Police detained Gahraman in Baku on August 12, 2016 and took him to the Interior Ministry’s Organized Crime Unit. Police did not inform Gahraman’s family of his whereabouts for several days and denied him access to a lawyer of his choosing. Gahraman later alleged that officials beat him on his head and genitals and threatened him with sexual assault. They forced him to clean the floors in his underwear.
It is no surprise when authorities finally allowed him to see his lawyer on August 19, Gahraman said he had little choice but to sign a false statement confessing to drug possession. Police claim they found just over three grams of heroin on him, and that he intended to sell it. Gahraman denies the charges.
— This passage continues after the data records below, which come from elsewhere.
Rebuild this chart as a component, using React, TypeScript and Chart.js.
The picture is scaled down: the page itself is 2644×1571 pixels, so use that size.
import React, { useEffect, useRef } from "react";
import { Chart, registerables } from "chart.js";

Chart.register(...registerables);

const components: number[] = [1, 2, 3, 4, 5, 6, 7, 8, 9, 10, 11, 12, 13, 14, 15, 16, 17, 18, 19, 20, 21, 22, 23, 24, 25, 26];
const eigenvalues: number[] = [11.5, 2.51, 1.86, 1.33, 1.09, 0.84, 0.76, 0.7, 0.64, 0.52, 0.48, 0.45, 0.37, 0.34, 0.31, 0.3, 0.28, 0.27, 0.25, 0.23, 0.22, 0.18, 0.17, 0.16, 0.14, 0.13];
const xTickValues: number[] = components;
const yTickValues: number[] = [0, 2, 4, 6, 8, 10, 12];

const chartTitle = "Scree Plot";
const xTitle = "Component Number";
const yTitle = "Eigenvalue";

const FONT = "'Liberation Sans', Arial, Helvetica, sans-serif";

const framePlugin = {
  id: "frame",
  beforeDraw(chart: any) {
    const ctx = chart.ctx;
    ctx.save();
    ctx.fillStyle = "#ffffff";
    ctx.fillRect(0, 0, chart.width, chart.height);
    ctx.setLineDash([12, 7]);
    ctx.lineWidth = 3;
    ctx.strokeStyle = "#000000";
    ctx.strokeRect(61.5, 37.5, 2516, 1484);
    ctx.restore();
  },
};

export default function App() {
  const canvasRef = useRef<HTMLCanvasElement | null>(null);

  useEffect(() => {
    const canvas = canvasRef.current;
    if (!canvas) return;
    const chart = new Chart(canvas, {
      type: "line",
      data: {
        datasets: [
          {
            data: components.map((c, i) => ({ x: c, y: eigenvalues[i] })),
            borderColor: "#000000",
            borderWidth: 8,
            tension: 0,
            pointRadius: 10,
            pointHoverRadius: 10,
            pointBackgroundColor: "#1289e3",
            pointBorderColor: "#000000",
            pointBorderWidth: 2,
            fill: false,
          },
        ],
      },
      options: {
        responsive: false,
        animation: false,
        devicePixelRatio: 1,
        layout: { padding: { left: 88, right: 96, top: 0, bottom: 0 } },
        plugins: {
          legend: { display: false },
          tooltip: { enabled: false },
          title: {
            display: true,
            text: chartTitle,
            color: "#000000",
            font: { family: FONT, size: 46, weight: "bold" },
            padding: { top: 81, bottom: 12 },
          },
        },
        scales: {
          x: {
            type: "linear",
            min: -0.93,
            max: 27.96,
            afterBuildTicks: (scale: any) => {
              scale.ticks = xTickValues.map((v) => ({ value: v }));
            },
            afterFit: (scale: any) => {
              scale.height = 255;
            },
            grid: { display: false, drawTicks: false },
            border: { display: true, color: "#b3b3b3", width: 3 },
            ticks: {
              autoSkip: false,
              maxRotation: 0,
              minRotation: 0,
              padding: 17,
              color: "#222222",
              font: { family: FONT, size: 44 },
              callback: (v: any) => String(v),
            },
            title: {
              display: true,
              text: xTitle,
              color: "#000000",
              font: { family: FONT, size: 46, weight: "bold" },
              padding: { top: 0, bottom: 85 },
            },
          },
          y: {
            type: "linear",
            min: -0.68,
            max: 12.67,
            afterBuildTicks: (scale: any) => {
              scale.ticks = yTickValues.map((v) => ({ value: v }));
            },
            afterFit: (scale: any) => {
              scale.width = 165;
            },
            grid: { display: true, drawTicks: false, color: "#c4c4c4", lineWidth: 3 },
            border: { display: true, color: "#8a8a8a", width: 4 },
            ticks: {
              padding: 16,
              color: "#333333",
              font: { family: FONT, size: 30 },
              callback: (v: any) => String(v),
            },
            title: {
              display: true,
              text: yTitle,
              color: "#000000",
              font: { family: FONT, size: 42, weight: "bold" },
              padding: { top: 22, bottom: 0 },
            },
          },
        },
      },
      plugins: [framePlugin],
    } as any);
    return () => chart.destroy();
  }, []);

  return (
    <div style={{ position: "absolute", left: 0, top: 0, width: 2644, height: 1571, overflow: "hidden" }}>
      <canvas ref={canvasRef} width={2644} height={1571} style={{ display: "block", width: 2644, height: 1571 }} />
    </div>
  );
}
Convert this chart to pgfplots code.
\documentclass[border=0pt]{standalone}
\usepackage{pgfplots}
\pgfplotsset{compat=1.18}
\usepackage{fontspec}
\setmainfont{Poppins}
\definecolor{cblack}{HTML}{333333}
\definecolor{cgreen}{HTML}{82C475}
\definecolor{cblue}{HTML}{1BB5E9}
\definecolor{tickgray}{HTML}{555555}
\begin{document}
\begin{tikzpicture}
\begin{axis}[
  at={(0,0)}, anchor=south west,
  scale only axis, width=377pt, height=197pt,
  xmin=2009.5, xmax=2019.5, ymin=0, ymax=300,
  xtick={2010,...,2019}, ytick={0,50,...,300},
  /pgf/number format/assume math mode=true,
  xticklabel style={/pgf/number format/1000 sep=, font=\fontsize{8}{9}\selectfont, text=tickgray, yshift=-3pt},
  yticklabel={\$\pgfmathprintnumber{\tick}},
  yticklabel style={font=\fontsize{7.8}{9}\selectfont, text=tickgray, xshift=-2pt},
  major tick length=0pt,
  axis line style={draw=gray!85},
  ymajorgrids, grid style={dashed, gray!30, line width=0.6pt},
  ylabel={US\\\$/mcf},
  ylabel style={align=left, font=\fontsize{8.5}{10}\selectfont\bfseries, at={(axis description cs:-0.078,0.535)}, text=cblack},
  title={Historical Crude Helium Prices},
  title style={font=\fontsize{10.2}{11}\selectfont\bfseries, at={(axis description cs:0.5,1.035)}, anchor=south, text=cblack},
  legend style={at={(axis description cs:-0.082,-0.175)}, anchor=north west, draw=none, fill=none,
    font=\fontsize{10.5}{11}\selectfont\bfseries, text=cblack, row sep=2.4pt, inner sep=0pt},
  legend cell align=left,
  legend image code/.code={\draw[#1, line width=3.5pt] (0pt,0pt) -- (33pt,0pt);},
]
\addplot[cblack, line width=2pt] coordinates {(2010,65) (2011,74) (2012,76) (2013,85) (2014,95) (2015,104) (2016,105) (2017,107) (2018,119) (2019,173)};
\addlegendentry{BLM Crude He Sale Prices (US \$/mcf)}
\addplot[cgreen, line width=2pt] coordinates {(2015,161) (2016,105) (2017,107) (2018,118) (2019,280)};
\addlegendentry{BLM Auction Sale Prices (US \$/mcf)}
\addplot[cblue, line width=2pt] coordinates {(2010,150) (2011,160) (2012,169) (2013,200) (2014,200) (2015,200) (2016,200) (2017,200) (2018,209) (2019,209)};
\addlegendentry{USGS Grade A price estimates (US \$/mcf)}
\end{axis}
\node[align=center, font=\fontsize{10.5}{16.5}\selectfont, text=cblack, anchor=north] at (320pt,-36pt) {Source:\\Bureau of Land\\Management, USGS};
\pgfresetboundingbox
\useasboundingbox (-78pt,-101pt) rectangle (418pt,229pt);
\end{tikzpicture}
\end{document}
During his trial, Gahraman told the judge he confessed under duress in police custody, and testified how police beat, threatened, and humiliated him. The judge refused to order an investigation into the allegations, which authorities dismissed as groundless.
Gahraman is a member of NIDA, a youth opposition group active on social media and highly critical of the government.
Late last year, the same court sent two other NIDA activists
Bayram Mammadov and
Giyas Ibrahimov, to 10 years in prison on false drug charges, apparently in retaliation for the activists’ political graffiti on a statue of the former president.
No one is fooled by these trumped-up charges and convictions that are just a part of the government’s spiteful tool box of punishments for those who speak out against it or its policies. The Azerbaijani authorities should immediately free Gahraman, Mammadov, and Ibrahimov and others facing similar false charges, and promptly and effectively investigate all allegations of ill-treatment in police custody.